Indeed, Reds staff had been just as interested to see how the 20-year-old adapted to the rigours of the Championship calendar. Playing twice a week in a side chasing promotion would be some challenge for a player who, prior to his move, had just three senior club appearances to his name.
There had been five serious loan offers, with Wigan, Preston, Stoke and Huddersfield the other contenders. Liverpool met with each of those sides’ managers, and produced detailed presentations on the pros and cons of each club. Their research was exhaustive.
Swansea were deemed an attractive option, with stats showing they created more chances, enjoyed more possession and that a lower percentage of their passes went long. They were judged a good fit, seeking to play through the lines and asking their No.9 to look to run in behind as well as link the play.

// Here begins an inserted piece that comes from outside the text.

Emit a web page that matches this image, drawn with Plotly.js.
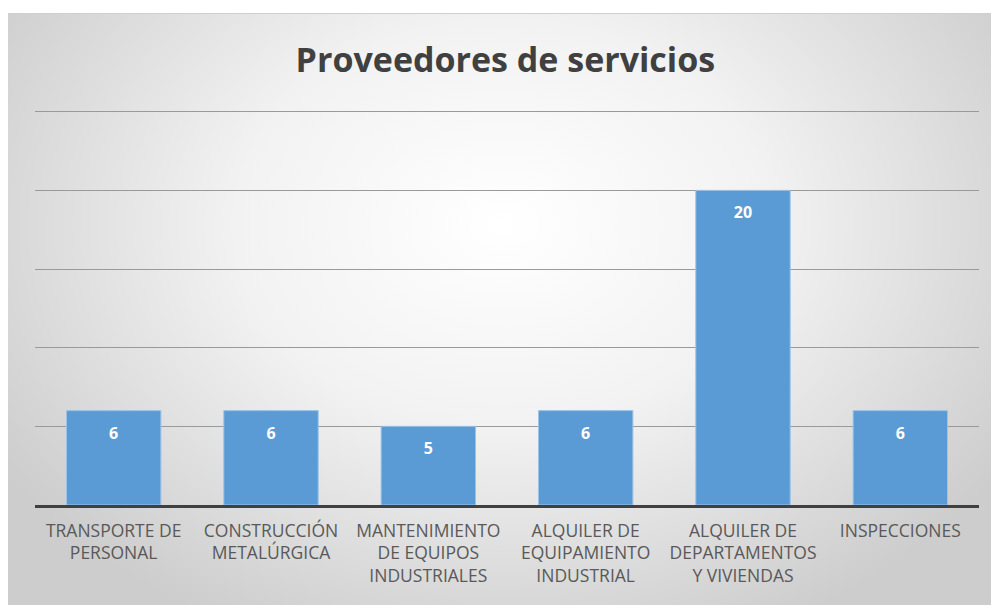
<!DOCTYPE html>
<html>
<head>
<meta charset="utf-8">
<script src="https://cdn.plot.ly/plotly-3.0.1.min.js"></script>
<style>
html,body{margin:0;padding:0;background:#ffffff;}
#bg{position:absolute;left:8px;top:13px;width:990px;height:600px;
  background:radial-gradient(ellipse 60% 75% at 50% 35%, #ffffff 0%, #f2f2f2 45%, #cdcdcd 100%);
  border-top:1px solid #cfcfcf;}
#chart{position:absolute;left:0;top:0;width:991px;height:605px;}
</style>
</head>
<body>
<div id="bg"></div>
<div id="chart"></div>
<script>
const categories = [
  "TRANSPORTE DE<br>PERSONAL",
  "CONSTRUCCIÓN<br>METALÚRGICA",
  "MANTENIMIENTO<br>DE EQUIPOS<br>INDUSTRIALES",
  "ALQUILER DE<br>EQUIPAMIENTO<br>INDUSTRIAL",
  "ALQUILER DE<br>DEPARTAMENTOS<br>Y VIVIENDAS",
  "INSPECCIONES"
];
const values = [6, 6, 5, 6, 20, 6];
const chartTitle = "Proveedores de servicios";

const bars = {
  type: 'bar',
  x: categories,
  y: values,
  marker: {color: '#5b9bd5', line: {color: '#9cc3e8', width: 1}},
  hoverinfo: 'none'
};

const labels = {
  type: 'scatter',
  mode: 'markers+text',
  x: categories,
  y: values,
  text: values.map(String),
  textposition: 'bottom center',
  textfont: {family: 'Open Sans, sans-serif', size: 16, color: '#ffffff', weight: 'bold'},
  marker: {size: 24, opacity: 0},
  hoverinfo: 'none',
  cliponaxis: false
};

const layout = {
  width: 991, height: 605,
  paper_bgcolor: 'rgba(0,0,0,0)',
  plot_bgcolor: 'rgba(0,0,0,0)',
  margin: {l: 35, r: 12, t: 107, b: 100},
  bargap: 0.4,
  showlegend: false,
  title: {
    text: '<b>' + chartTitle + '</b>',
    font: {family: 'Open Sans, sans-serif', size: 34, color: '#404040'},
    x: 0.51, xanchor: 'center', y: 0.9, yanchor: 'middle'
  },
  xaxis: {
    type: 'category',
    showline: true, linecolor: '#404040', linewidth: 2.5,
    ticks: '', showgrid: false,
    ticklabelstandoff: 8,
    tickfont: {family: 'Open Sans, sans-serif', size: 17.5, color: '#595959'},
    fixedrange: true
  },
  yaxis: {
    range: [0, 25.3], tickvals: [5, 10, 15, 20, 25],
    showticklabels: false, ticks: '',
    showgrid: true, gridcolor: '#9a9a9a', gridwidth: 1,
    zeroline: false, showline: false,
    fixedrange: true
  }
};

Plotly.newPlot('chart', [bars, labels], layout, {displayModeBar: false, staticPlot: true});
</script>
</body>
</html>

They were also managed by Steve Cooper, who had coached Brewster with England’s Under-17 World Cup-winning side in 2017. Cooper’s intimate knowledge of the striker’s game, his strengths, weaknesses and character, came across in the presentation he made to Liverpool at Swansea’s Fairwood training ground.
The fact that Sam Surridge was being recalled by Bournemouth and that another striker, Borja Baston, was about to join Aston Villa were seen as bonuses.
Brewster had suffered an ankle injury in late-November, missing out on around four weeks of training – and the chance to lead the line at Villa in the Carabao Cup quarter-final. But Liverpool gambled that he would start games immediately, and that in joining a side chasing promotion, with a strong and expectant fanbase, he would learn quickly about playing under pressure.
He did start immediately. His first game was a South Wales derby at Cardiff – a week earlier he had come off the bench in the FA Cup for Liverpool against Everton – and the following weekend he opened his professional account with the opener against Wigan.
He hasn’t looked back. There have been nine more goals, plus one that was all-but-his at Millwall when a superb free-kick bounced off the underside of the bar and went in off goalkeeper Bartosz Bialkowski.
Pleasingly for Liverpool, 19 of his 20 appearances have been starts. His goals have been mixed - seven off his right foot and three of his left, eight first-time finishes inside the box and two strikes from distance – and important. Eight times he has scored Swansea’s first goal in the game.
“He has everything to play for,” says team-mate Andre Ayew. “He has goals, he has speed, he has power, shots and he’s still young.
“He has a few things to improve on, but when we are talking about a pure finisher, a talent in front of goal, he has it all. He has everything a striker needs and that’s very important.
“When you’re 19 or 20 and you see the potential he has, if he works hard I think he’ll be a top, top, top player.”
Brewster has benefited from Swansea’s change in system, with Cooper moving to a 3-5-2 in the latter weeks of the campaign. The forward has struck up a good partnership with Ayew, and benefited enormously from the Ghana captain’s presence and experience.
Swansea fans have enjoyed his quality and commitment. There have been five yellow cards to go with his 10 goals – most of them for ill-timed tackles after poor touches. Improving his hold-up play is something Liverpool want to see.
Unsurprisingly, there has already been a ton of interest for next season, with pretty much all of the Championship clubs enquiring, as well as some Premier League outfits.
Liverpool are relaxed. Brewster has plenty of fans at Melwood – Jurgen Klopp included – and has made a positive impression whenever he has trained with the senior side. He will be a Premier League player, that’s for sure.
Swansea, of course, hope it will be with them.
If Cooper’s side are to win promotion, then you can bet your life Brewster will have played a huge role.